Warren Buffett’s Ground Rules

Warren Buffett is of course the most famous “investor” ever. Most people know the “Grampa Warren” character that has come to prominence over the last say fifteen years but miss a lot of the most interesting parts of his life. For example, most people don’t know the Warren ran one of the earliest hedge funds ever started. Warren launched the hedge fund at roughly 25 years old in 1956 after already saving enough money to “retire”.  

For small investors, how Warren ran his hedge fund for 13 years (through 1969) is much more important. Warren’s partnership letters have been available on the internet for years, but one author, Jeremy Miller, decided to take the letters and turn them into a book with commentary around key themes. We have read the letters multiple times over the years but the book did a wonderful job of bringing it all together in one place. The book is called, Warren Buffett’s Ground Rule: Words of Wisdom from the Partnership Letters of the World’s Greatest Investor, and can be purchased here if interested.   

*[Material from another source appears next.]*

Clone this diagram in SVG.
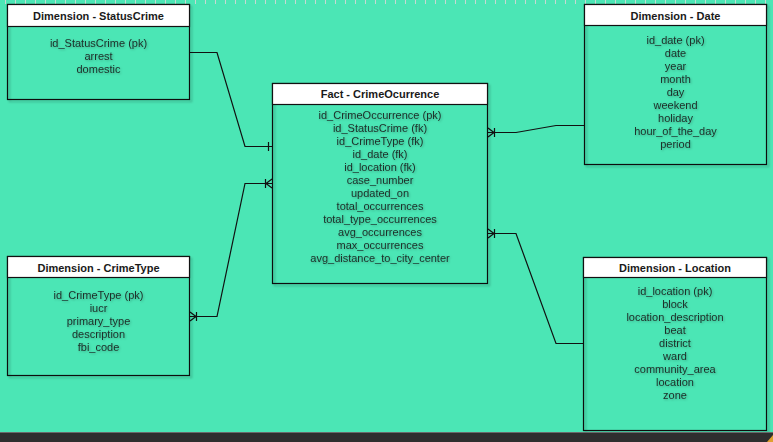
<svg xmlns="http://www.w3.org/2000/svg" width="773" height="442" viewBox="0 0 773 442">
<defs>
<filter id="sh" x="-10%" y="-10%" width="130%" height="130%">
<feDropShadow dx="2" dy="2" stdDeviation="1.2" flood-color="#000" flood-opacity="0.25"/>
</filter>
<filter id="tsh" x="-10%" y="-30%" width="120%" height="160%">
<feDropShadow dx="1" dy="1" stdDeviation="1" flood-color="#000" flood-opacity="0.25"/>
</filter>
</defs>
<style>
.box{fill:none;stroke:#111;stroke-width:1.2}
.hdr{fill:#fff;stroke:#111;stroke-width:1.2}
.ht{font-family:"Liberation Sans",Arial,sans-serif;font-size:11px;font-weight:bold;fill:#1a1a1a;text-anchor:middle}
.bt{font-family:"Liberation Sans",Arial,sans-serif;font-size:11px;fill:#1d2e28;text-anchor:middle}
.ln{fill:none;stroke:#111;stroke-width:1.2}
.tick{stroke:#c9d6d0;stroke-width:1}
</style>
<rect x="0" y="0" width="773" height="442" fill="#4be6b5"/>
<g id="ruler">
<path class="tick" d="M5.5 0v4M15.5 0v4M25.5 0v4M35.5 0v4M45.5 0v4M55.5 0v4M65.5 0v4M75.5 0v4M85.5 0v4M95.5 0v4M105.5 0v4M115.5 0v4M125.5 0v4M135.5 0v4M145.5 0v4M155.5 0v4M165.5 0v4M175.5 0v4M185.5 0v4M195.5 0v4M205.5 0v4M215.5 0v4M225.5 0v4M235.5 0v4M245.5 0v4M255.5 0v4M265.5 0v4M275.5 0v4M285.5 0v4M295.5 0v4M305.5 0v4M315.5 0v4M325.5 0v4M335.5 0v4M345.5 0v4M355.5 0v4M365.5 0v4M375.5 0v4M385.5 0v4M395.5 0v4M405.5 0v4M415.5 0v4M425.5 0v4M435.5 0v4M445.5 0v4M455.5 0v4M465.5 0v4M475.5 0v4M485.5 0v4M495.5 0v4M505.5 0v4M515.5 0v4M525.5 0v4M535.5 0v4M545.5 0v4M555.5 0v4M565.5 0v4M575.5 0v4M585.5 0v4M595.5 0v4M605.5 0v4M615.5 0v4M625.5 0v4M635.5 0v4M645.5 0v4M655.5 0v4M665.5 0v4M675.5 0v4M685.5 0v4M695.5 0v4M705.5 0v4M715.5 0v4M725.5 0v4M735.5 0v4M745.5 0v4M755.5 0v4M765.5 0v4"/>
</g>

<g id="connectors">
<!-- StatusCrime to Fact -->
<path class="ln" d="M190 52.5H217L245 146.5H272"/>
<path class="ln" d="M268.5 142V151"/>
<!-- CrimeType to Fact -->
<path class="ln" d="M190 316.5H217L245 183.5H272"/>
<path class="ln" d="M266 183.5L272 179M266 183.5L272 188M265.5 179V188"/>
<path class="ln" d="M196 316.5L190 312M196 316.5L190 321M196.5 312V321"/>
<!-- Fact to Date -->
<path class="ln" d="M488 132.5H516L556 125.5H584"/>
<path class="ln" d="M494 132.5L488 128M494 132.5L488 137M494.5 128V137"/>
<!-- Fact to Location -->
<path class="ln" d="M488 233.5H516L556 343.5H583"/>
<path class="ln" d="M494 233.5L488 229M494 233.5L488 238M494.5 229V238"/>
</g>

<g id="statuscrime">
<rect class="box" x="7.5" y="4.5" width="182" height="95" filter="url(#sh)"/>
<rect class="hdr" x="7.5" y="4.5" width="182" height="22"/>
<text class="ht" x="98.5" y="20">Dimension - StatusCrime</text>
<g class="bt" filter="url(#tsh)">
<text x="98.5" y="47">id_StatusCrime (pk)</text>
<text x="98.5" y="60">arrest</text>
<text x="98.5" y="73">domestic</text>
</g>
</g>

<g id="fact">
<rect class="box" x="272.5" y="83.5" width="215" height="200" filter="url(#sh)"/>
<rect class="hdr" x="272.5" y="83.5" width="215" height="21"/>
<text class="ht" x="380" y="98">Fact - CrimeOcurrence</text>
<g class="bt" filter="url(#tsh)">
<text x="380" y="119">id_CrimeOccurrence (pk)</text>
<text x="380" y="132">id_StatusCrime (fk)</text>
<text x="380" y="145">id_CrimeType (fk)</text>
<text x="380" y="158">id_date (fk)</text>
<text x="380" y="171">id_location (fk)</text>
<text x="380" y="184">case_number</text>
<text x="380" y="197">updated_on</text>
<text x="380" y="210">total_occurrences</text>
<text x="380" y="223">total_type_occurrences</text>
<text x="380" y="236">avg_occurrences</text>
<text x="380" y="249">max_occurrences</text>
<text x="380" y="262">avg_distance_to_city_center</text>
</g>
</g>

<g id="date">
<rect class="box" x="584.5" y="4.5" width="182" height="160" filter="url(#sh)"/>
<rect class="hdr" x="584.5" y="4.5" width="182" height="21"/>
<text class="ht" x="675.5" y="19.5">Dimension - Date</text>
<g class="bt" filter="url(#tsh)">
<text x="675.5" y="44">id_date (pk)</text>
<text x="675.5" y="57">date</text>
<text x="675.5" y="70">year</text>
<text x="675.5" y="83">month</text>
<text x="675.5" y="96">day</text>
<text x="675.5" y="109">weekend</text>
<text x="675.5" y="122">holiday</text>
<text x="675.5" y="135">hour_of_the_day</text>
<text x="675.5" y="148">period</text>
</g>
</g>

<g id="crimetype">
<rect class="box" x="7.5" y="256.5" width="182" height="119" filter="url(#sh)"/>
<rect class="hdr" x="7.5" y="256.5" width="182" height="21"/>
<text class="ht" x="98.5" y="271.5">Dimension - CrimeType</text>
<g class="bt" filter="url(#tsh)">
<text x="98.5" y="299">id_CrimeType (pk)</text>
<text x="98.5" y="312">iucr</text>
<text x="98.5" y="325">primary_type</text>
<text x="98.5" y="338">description</text>
<text x="98.5" y="351">fbi_code</text>
</g>
</g>

<g id="location">
<rect class="box" x="583.5" y="257.5" width="183" height="173" filter="url(#sh)"/>
<rect class="hdr" x="583.5" y="257.5" width="183" height="20"/>
<text class="ht" x="675" y="271.5">Dimension - Location</text>
<g class="bt" filter="url(#tsh)">
<text x="675" y="295">id_location (pk)</text>
<text x="675" y="308">block</text>
<text x="675" y="321">location_description</text>
<text x="675" y="334">beat</text>
<text x="675" y="347">district</text>
<text x="675" y="360">ward</text>
<text x="675" y="373">community_area</text>
<text x="675" y="386">location</text>
<text x="675" y="399">zone</text>
</g>
</g>

<g id="statusbar">
<rect x="0" y="432" width="773" height="10" fill="#2e2e2e"/>
<rect x="0" y="432" width="773" height="1" fill="#6a6a6a"/>
<path d="M773 435L767 442H773Z" fill="#e0a030"/>
</g>
</svg>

So what did we learn and/or refresh that helps us in investing:

  • Margin of Safety – This is a common concept for “investor investors” but the gist is that you should only be making investments in businesses where the price is obviously wrong. In other words the price is so wrong you can be very off on your valuation and still make money. This sounds simple but it is incredibly difficult to wait for prices that are clearly incorrect. We all tend to “reach” and our results suffer. Buffett rarely did this.
  • Investment Flexibility – Buffett grouped his investments into four buckets (i) generals - private owner (typically micro-cap companies that were very very cheap where if they stayed cheap he would keep acquiring shares until he could influence management), (ii) generals - relatively undervalued (cheap businesses that were often too large for him to be able to acquire a controlling stake), (iii) workouts (called arbitrage today these were investments that were typically based on some sort of transaction like a merger completing), (iv) controls (companies he literally took over. 

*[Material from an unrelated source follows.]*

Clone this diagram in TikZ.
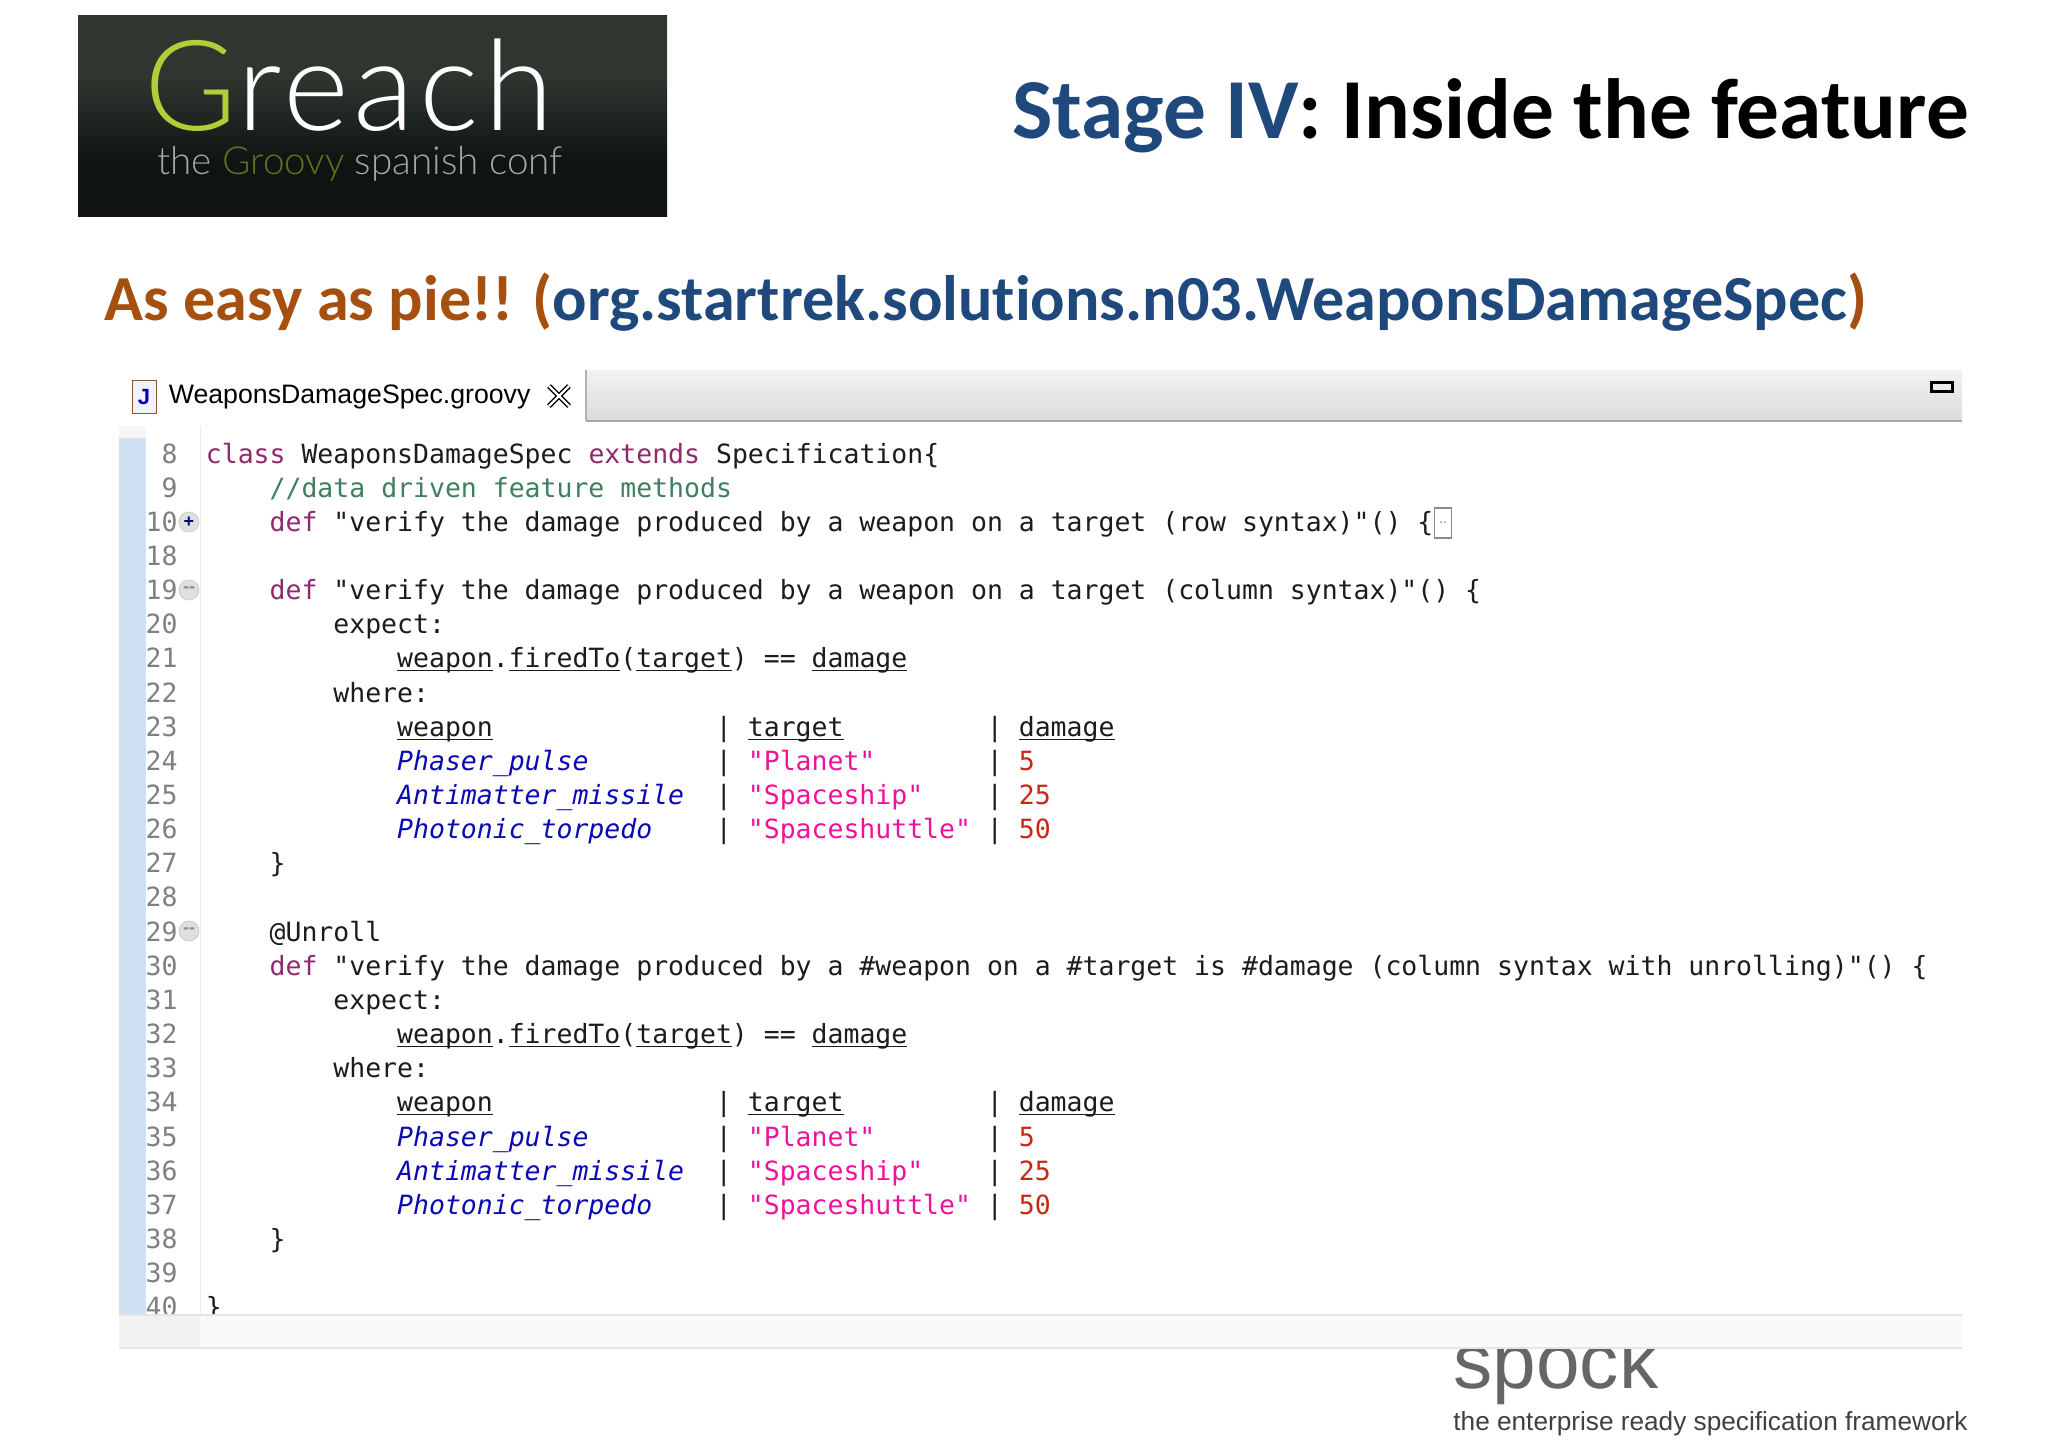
\documentclass[tikz,border=0pt]{standalone}
\usepackage{fontspec}
\usepackage{xcolor}
\setmainfont[Ligatures=NoCommon]{Carlito}
\newfontfamily\codefont{DejaVu Sans Mono}
\newfontfamily\uifont{Liberation Sans}
\newfontfamily\logofont{Lato Light}
\usetikzlibrary{positioning,calc}

\definecolor{titleblue}{HTML}{1F497D}
\definecolor{pieorange}{HTML}{A5500F}
\definecolor{logotop}{HTML}{2F3630}
\definecolor{logobot}{HTML}{0F1312}
\definecolor{logogreen}{HTML}{B4CC3A}
\definecolor{keyword}{HTML}{8E2A6E}
\definecolor{comment}{HTML}{3F7F5F}
\definecolor{fieldblue}{HTML}{0A0AB4}
\definecolor{stringpink}{HTML}{F0109C}
\definecolor{numred}{HTML}{C8280F}
\definecolor{codetext}{HTML}{1C1C1C}
\definecolor{rulerblue}{HTML}{CFE0F3}

\pgfdeclareverticalshading{logofade}{100bp}{color(0bp)=(logobot); color(38bp)=(logobot); color(60bp)=(logotop); color(100bp)=(logotop)}

\newcommand{\kw}[1]{\textcolor{keyword}{#1}}
\newcommand{\ulin}[1]{\underline{\smash{#1}}}
\newcommand{\codeat}[3]{\pgfmathtruncatemacro{\rowno}{#1}\node[codeline] (code\rowno-#2) at ({205.5+#2*15.94},{463+\rowno*34.15}) {#3};}

\tikzset{
	codeline/.style={anchor=base west,inner sep=0pt,text=codetext,font=\codefont\fontsize{13.24}{15}\selectfont},
	linenum/.style={anchor=base east,inner sep=0pt,text=black!50,font=\codefont\fontsize{13.24}{15}\selectfont},
	foldicon/.style={circle,draw=black!20,fill=black!12,minimum size=10pt,inner sep=0pt,text=black!45,font=\uifont\bfseries\fontsize{9}{9}\selectfont},
	headline/.style={anchor=base west,inner sep=0pt,font=\bfseries},
}

\begin{document}
\begin{tikzpicture}[x=0.5pt,y=-0.5pt]
	\useasboundingbox (0,0) rectangle (2048,1447);
	\fill[white] (0,0) rectangle (2048,1447);

	\shade[shading=logofade] (78,15) rectangle (667,216);
	\node[anchor=base west,inner sep=0pt,text=white,font=\logofont\fontsize{63}{63}\selectfont\addfontfeature{LetterSpace=4}] (logoname) at (144,130) {\textcolor{logogreen}{G}reach};
	\node[anchor=base west,inner sep=0pt,text=black!35,font=\logofont\fontsize{19.3}{20}\selectfont] (logosub) at (157,174) {the \textcolor{logogreen!55!black}{Groovy} spanish conf};

	\node[headline,font=\bfseries\fontsize{42.7}{50}\selectfont] (title) at (1012,138) {\textcolor{titleblue}{Stage IV}: Inside the feature};
	\node[headline,text=pieorange,font=\bfseries\fontsize{32.1}{38}\selectfont] (subtitle) at (104,320) {As easy as pie!! (\textcolor{titleblue}{org.startrek.solutions.n03.WeaponsDamageSpec})};

	\node[anchor=base west,inner sep=0pt,text=black!60,font=\uifont\fontsize{39.2}{39}\selectfont] (spock) at (1453,1388) {spock};
	\node[anchor=base west,inner sep=0pt,text=black!75,font=\uifont\fontsize{13.1}{14}\selectfont] (tagline) at (1453,1430) {the enterprise ready specification framework};

	\shade[top color=black!5,bottom color=black!14] (586,370) rectangle (1962,421);
	\draw[black!30,line width=1pt] (586,370) -- (586,421);
	\draw[black!35,line width=1pt] (586,421) -- (1962,421);
	\draw[black,line width=1.5pt] (1931,382) rectangle (1952,391);

	\node[draw=brown!70!black,fill=blue!5,minimum width=12pt,minimum height=16.5pt,inner sep=0pt,text=blue!70!black,font=\uifont\bfseries\fontsize{11}{11}\selectfont] (tabicon) at (144,397) {J};
	\node[anchor=west,inner sep=0pt,text=black,font=\uifont\fontsize{13.35}{16}\selectfont,right=6pt of tabicon] (tabname) {WeaponsDamageSpec.groovy};
	\draw[black,line width=2.6pt] (549,386) -- (569,406) (569,386) -- (549,406);
	\draw[white,line width=1.2pt] (549,386) -- (569,406) (569,386) -- (549,406);

	\fill[black!4] (119,426) rectangle (146,438);
	\fill[rulerblue] (119,438) rectangle (146,1314);
	\draw[black!8] (200,426) -- (200,1314);

	\foreach \n [count=\i from 0] in {8,9,10,18,19,...,40}{
		\node[linenum] (line\n) at ({178},{463+\i*34.15}) {\n};
	}
	\node[foldicon,text=blue!50!black] (fold10) at (189,522) {+};
	\node[foldicon] (fold19) at (189,590) {--};
	\node[foldicon] (fold29) at (189,931) {--};

	\codeat{0}{0}{\kw{class} WeaponsDamageSpec \kw{extends} Specification\{}
	\codeat{1}{4}{\textcolor{comment}{//data driven feature methods}}
	\codeat{2}{4}{\kw{def} "verify the damage produced by a weapon on a target (row syntax)"() \{}
	\codeat{4}{4}{\kw{def} "verify the damage produced by a weapon on a target (column syntax)"() \{}
	\codeat{14}{4}{@Unroll}
	\codeat{15}{4}{\kw{def} "verify the damage produced by a \#weapon on a \#target is \#damage (column syntax with unrolling)"() \{}
	\node[draw=black!45,line width=0.8pt,inner sep=0pt,minimum width=8.5pt,minimum height=15pt,text=black!50,font=\uifont\fontsize{7}{7}\selectfont] (collapsed) at (1443,523) {..};

	\foreach \base in {5,16}{
		\codeat{\base}{8}{expect:}
		\codeat{\base+1}{12}{\ulin{weapon}.\ulin{firedTo}(\ulin{target}) == \ulin{damage}}
		\codeat{\base+2}{8}{where:}
		\codeat{\base+3}{12}{\ulin{weapon}}
		\codeat{\base+3}{32}{|}
		\codeat{\base+3}{34}{\ulin{target}}
		\codeat{\base+3}{49}{|}
		\codeat{\base+3}{51}{\ulin{damage}}
		\foreach \off/\weap/\targ/\dmg in {4/Phaser\_pulse/Planet/5,5/Antimatter\_missile/Spaceship/25,6/Photonic\_torpedo/Spaceshuttle/50}{
			\codeat{\base+\off}{12}{\textcolor{fieldblue}{\itshape\weap}}
			\codeat{\base+\off}{32}{|}
			\codeat{\base+\off}{34}{\textcolor{stringpink}{"\targ"}}
			\codeat{\base+\off}{49}{|}
			\codeat{\base+\off}{51}{\textcolor{numred}{\dmg}}
		}
		\codeat{\base+7}{4}{\}}
	}
	\codeat{25}{0}{\}}

	\fill[black!2] (119,1315) rectangle (1962,1348);
	\fill[black!5] (119,1315) rectangle (200,1348);
	\draw[black!10,line width=1pt] (119,1315) -- (1962,1315) (119,1348) -- (1962,1348);
\end{tikzpicture}
\end{document}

What is key about the investment flexibility is that he did not create artificial rules for himself.   He went where the best value was. When a lot of workouts were available at attractive prices he went there. When there were a lot of generals he loaded up on those. Eventually he was running enough money that the “compounders” began to take over the portfolio but until then his flexibility and lack of dogma was amazing

  • Activism – No one points it out these days but Buffett was absolutely an activist when he was much smaller. Imagine a 28 year old Buffett joining the board of a company and forcing them to do what he wanted…this happened. He also took over a company, brought in new management, effectively liquidated the assets to buy securities and then sold the company. When management refused to do what he wanted, he was not shy in terms of doing what was necessary. ‘

Conclusion: Buffett’s skill, integrity, humor and energy comes through in the partnership letters. This book and the letters themselves are a highly recommended read, particularly for small fund managers, as he offers a roadmap for how to operate, find good stocks and treat your partners with integrity.